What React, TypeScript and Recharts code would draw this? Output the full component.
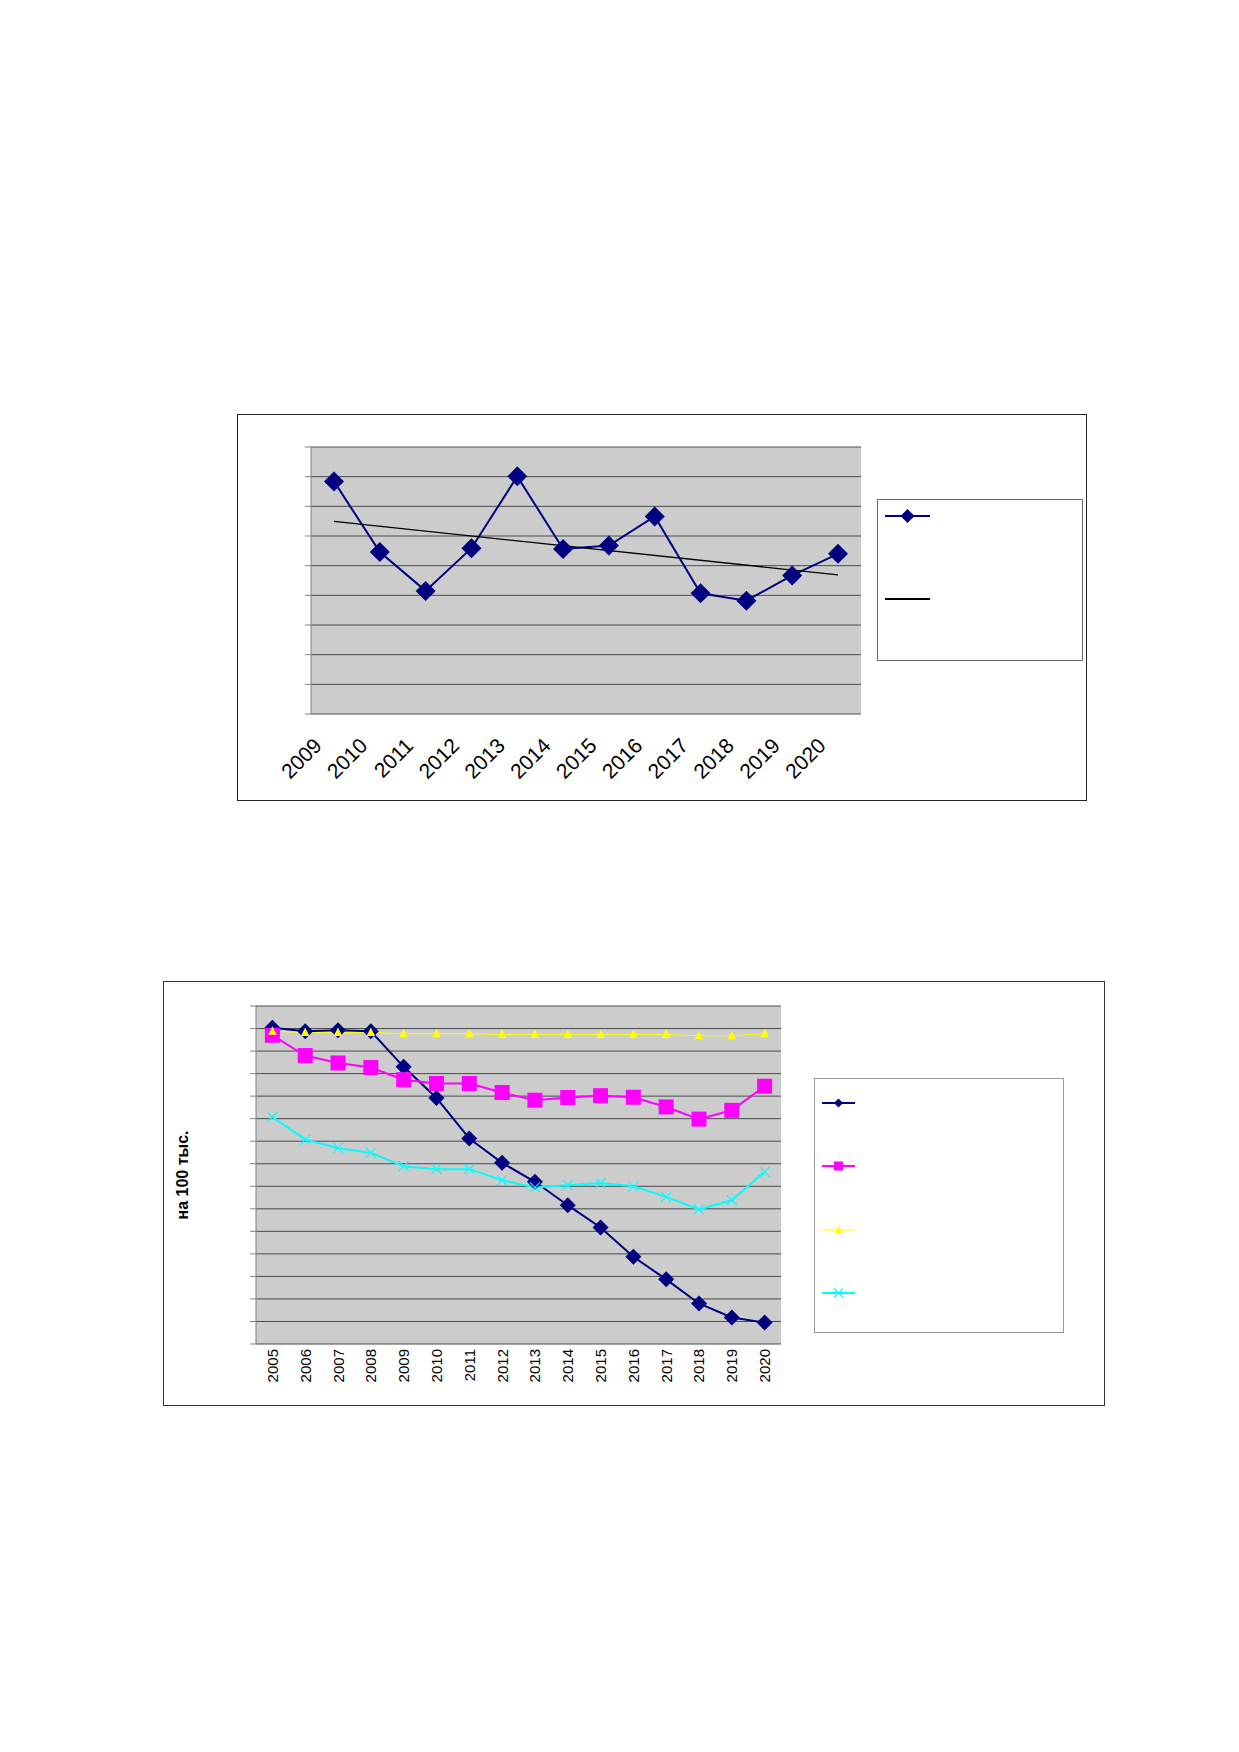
import React from "react";
import { LineChart, Line, XAxis, YAxis, CartesianGrid, Legend } from "recharts";

// ---- chart 1 (2009-2020, with trend) ----
const years1 = ["2009", "2010", "2011", "2012", "2013", "2014", "2015", "2016", "2017", "2018", "2019", "2020"];
const values1 = [7.84, 5.46, 4.15, 5.59, 8.01, 5.56, 5.68, 6.66, 4.07, 3.82, 4.67, 5.4];
const trend1 = [6.49, null, null, null, null, null, null, null, null, null, null, 4.69];
const yTicks1 = [0, 1, 2, 3, 4, 5, 6, 7, 8, 9];
const edges1 = [0, 1, 2, 3, 4, 5, 6, 7, 8, 9, 10, 11, 12];

// ---- chart 2 (2005-2020, four series) ----
const years2 = ["2005", "2006", "2007", "2008", "2009", "2010", "2011", "2012", "2013", "2014", "2015", "2016", "2017", "2018", "2019", "2020"];
const navy2 = [14.04, 13.88, 13.92, 13.88, 12.3, 10.92, 9.12, 8.04, 7.2, 6.16, 5.17, 3.87, 2.87, 1.8, 1.18, 0.95];
const pink2 = [13.7, 12.8, 12.47, 12.27, 11.73, 11.56, 11.56, 11.16, 10.82, 10.94, 11.02, 10.95, 10.52, 9.98, 10.37, 11.44];
const yellow2 = [13.88, 13.82, 13.82, 13.82, 13.77, 13.77, 13.77, 13.73, 13.73, 13.73, 13.73, 13.73, 13.73, 13.68, 13.68, 13.77];
const cyan2 = [10.08, 9.07, 8.7, 8.48, 7.89, 7.76, 7.76, 7.27, 6.95, 7.05, 7.15, 7.0, 6.53, 5.97, 6.38, 7.64];
const yTicks2 = [0, 1, 2, 3, 4, 5, 6, 7, 8, 9, 10, 11, 12, 13, 14, 15];
const edges2 = [0, 1, 2, 3, 4, 5, 6, 7, 8, 9, 10, 11, 12, 13, 14, 15, 16];
const yLabel2 = "на 100 тыс.";

const data1 = years1.map((year, i) => ({ year, value: values1[i], trend: trend1[i] }));
const data2 = years2.map((year, i) => ({
  year,
  navy: navy2[i],
  pink: pink2[i],
  yellow: yellow2[i],
  cyan: cyan2[i],
}));

const FONT = "'Liberation Sans', Arial, sans-serif";
const NAVY = "#000080";
const PINK = "#ff00ff";
const YELLOW = "#ffff00";
const CYAN = "#00ffff";

type MarkerKind = "diamond" | "square" | "triangle" | "cross" | "none";

const Marker = ({ kind, cx, cy, r, color }: { kind: MarkerKind; cx: number; cy: number; r: number; color: string }) => {
  if (kind === "diamond")
    return <path d={`M${cx} ${cy - r}L${cx + r} ${cy}L${cx} ${cy + r}L${cx - r} ${cy}Z`} fill={color} />;
  if (kind === "square") return <rect x={cx - r} y={cy - r} width={r * 2} height={r * 2} fill={color} />;
  if (kind === "triangle")
    return <path d={`M${cx} ${cy - r}L${cx + r * 0.85} ${cy + r * 0.7}L${cx - r * 0.85} ${cy + r * 0.7}Z`} fill={color} />;
  if (kind === "cross")
    return (
      <g stroke={color} strokeWidth={1.1}>
        <line x1={cx - r} y1={cy - r} x2={cx + r} y2={cy + r} />
        <line x1={cx - r} y1={cy + r} x2={cx + r} y2={cy - r} />
      </g>
    );
  return null;
};

const dotOf = (kind: MarkerKind, r: number, color: string) => (p: any) =>
  p.cx == null || p.cy == null ? (
    <g key={p.index} />
  ) : (
    <Marker key={p.index} kind={kind} cx={p.cx} cy={p.cy} r={r} color={color} />
  );

// axis ticks without labels: tick lines stay, text is dropped
const NoLabel = () => <g />;

const LegendBox = ({ payload, markers, width, height, firstY, gap, lineX, lineW, markR, border }: any) => (
  <div
    style={{
      width,
      height,
      border: `1px solid ${border}`,
      boxSizing: "border-box",
      background: "#fff",
      position: "relative",
    }}
  >
    {(payload || []).map((e: any, i: number) => (
      <svg
        key={i}
        width={lineW}
        height={20}
        style={{ position: "absolute", left: lineX, top: firstY + i * gap - 10 }}
      >
        <line x1={0} x2={lineW} y1={10} y2={10} stroke={e.color} strokeWidth={e.dataKey === "yellow" ? 1 : 2} />
        <Marker kind={markers[e.dataKey] || "none"} cx={lineW / 2} cy={10} r={markR} color={e.color} />
      </svg>
    ))}
  </div>
);

const SlantTick = ({ x, y, payload }: any) => {
  const tx = x - 11;
  const ty = y + 33;
  return (
    <text x={tx} y={ty} transform={`rotate(-45 ${tx} ${ty})`} textAnchor="end" fontSize={21} fontFamily={FONT} fill="#000">
      {payload.value}
    </text>
  );
};

const UpTick = ({ x, y, payload }: any) => {
  const tx = x + 5.5;
  const ty = y + 5;
  return (
    <text x={tx} y={ty} transform={`rotate(-90 ${tx} ${ty})`} textAnchor="end" fontSize={15} fontFamily={FONT} fill="#000">
      {payload.value}
    </text>
  );
};

const SideLabel = ({ viewBox }: any) => {
  if (!viewBox) return null;
  const tx = viewBox.x + 24;
  const ty = viewBox.y + viewBox.height / 2;
  return (
    <text x={tx} y={ty} transform={`rotate(-90 ${tx} ${ty})`} textAnchor="middle" fontSize={16} fontWeight="bold" fontFamily={FONT} fill="#000">
      {yLabel2}
    </text>
  );
};

const TrendChart = () => (
  <LineChart width={848} height={385} data={data1} margin={{ top: 32, right: 225, left: 0, bottom: 0 }}>
    <CartesianGrid xAxisId="cat" vertical={false} fill="#cccccc" fillOpacity={1} stroke="#4a4a4a" />
    <XAxis xAxisId="grid" type="number" domain={[0, 12]} ticks={edges1} tick={NoLabel} tickSize={7} height={0} stroke="#808080" allowDataOverflow />
    <XAxis
      xAxisId="cat"
      dataKey="year"
      height={86}
      interval={0}
      axisLine={false}
      tickLine={false}
      tickSize={0}
      tickMargin={0}
      padding={{ left: 23, right: 23 }}
      tick={<SlantTick />}
    />
    <YAxis domain={[0, 9]} ticks={yTicks1} interval={0} tick={NoLabel} tickSize={6} width={73} stroke="#808080" />
    <Legend
      layout="vertical"
      align="center"
      verticalAlign="middle"
      width={206}
      height={162}
      wrapperStyle={{ left: 639, top: 84, width: 206, height: 162 }}
      content={(props: any) => (
        <LegendBox
          payload={props.payload}
          markers={{ value: "diamond", trend: "none" }}
          width={206}
          height={162}
          firstY={16}
          gap={83}
          lineX={7}
          lineW={45}
          markR={7}
          border="#666"
        />
      )}
    />
    <Line
      xAxisId="cat"
      dataKey="value"
      name=" "
      stroke={NAVY}
      strokeWidth={2}
      dot={dotOf("diamond", 10, NAVY)}
      isAnimationActive={false}
    />
    <Line
      xAxisId="cat"
      dataKey="trend"
      name=" "
      stroke="#000"
      strokeWidth={1.3}
      dot={false}
      connectNulls
      isAnimationActive={false}
    />
  </LineChart>
);

const RateChart = () => (
  <LineChart width={940} height={423} data={data2} margin={{ top: 24, right: 323, left: 0, bottom: 0 }}>
    <CartesianGrid xAxisId="cat" vertical={false} fill="#cccccc" fillOpacity={1} stroke="#4a4a4a" />
    <XAxis xAxisId="grid" type="number" domain={[0, 16]} ticks={edges2} tick={NoLabel} tickSize={5} height={0} stroke="#808080" allowDataOverflow />
    <XAxis
      xAxisId="cat"
      dataKey="year"
      height={61}
      interval={0}
      axisLine={false}
      tickLine={false}
      tickSize={0}
      tickMargin={0}
      padding={{ left: 16.4, right: 16.4 }}
      tick={<UpTick />}
    />
    <YAxis domain={[0, 15]} ticks={yTicks2} interval={0} tick={NoLabel} tickSize={6} width={92} stroke="#808080" label={<SideLabel />} />
    <Legend
      layout="vertical"
      align="center"
      verticalAlign="middle"
      width={250}
      height={255}
      wrapperStyle={{ left: 650, top: 96, width: 250, height: 255 }}
      content={(props: any) => (
        <LegendBox
          payload={props.payload}
          markers={{ navy: "diamond", pink: "square", yellow: "triangle", cyan: "cross" }}
          width={250}
          height={255}
          firstY={24}
          gap={63.3}
          lineX={7}
          lineW={33}
          markR={4.5}
          border="#999"
        />
      )}
    />
    <Line xAxisId="cat" dataKey="navy" name=" " stroke={NAVY} strokeWidth={2} dot={dotOf("diamond", 8, NAVY)} isAnimationActive={false} />
    <Line xAxisId="cat" dataKey="pink" name=" " stroke={PINK} strokeWidth={2} dot={dotOf("square", 7.5, PINK)} isAnimationActive={false} />
    <Line xAxisId="cat" dataKey="yellow" name=" " stroke={YELLOW} strokeWidth={1} dot={dotOf("triangle", 5, YELLOW)} isAnimationActive={false} />
    <Line xAxisId="cat" dataKey="cyan" name=" " stroke={CYAN} strokeWidth={2} dot={dotOf("cross", 5, CYAN)} isAnimationActive={false} />
  </LineChart>
);

export default function App() {
  return (
    <div style={{ position: "absolute", left: 0, top: 0, width: 1239, height: 1752, background: "#fff", fontFamily: FONT }}>
      <div
        style={{
          position: "absolute",
          left: 237,
          top: 414,
          width: 850,
          height: 387,
          border: "1px solid #222",
          boxSizing: "border-box",
        }}
      >
        <TrendChart />
      </div>
      <div
        style={{
          position: "absolute",
          left: 163,
          top: 981,
          width: 942,
          height: 425,
          border: "1px solid #333",
          boxSizing: "border-box",
        }}
      >
        <RateChart />
      </div>
    </div>
  );
}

-------------------------

▶ Stated problem: Starting at the top of the listing above, reproduce each line up to and including the one with "YAxis, CartesianGrid, Legend"; omit the pictures.

▶ Result of this task:
What React, TypeScript and Recharts code would draw this? Output the full component.
import React from "react";
import { LineChart, Line, XAxis, YAxis, CartesianGrid, Legend } from "recharts";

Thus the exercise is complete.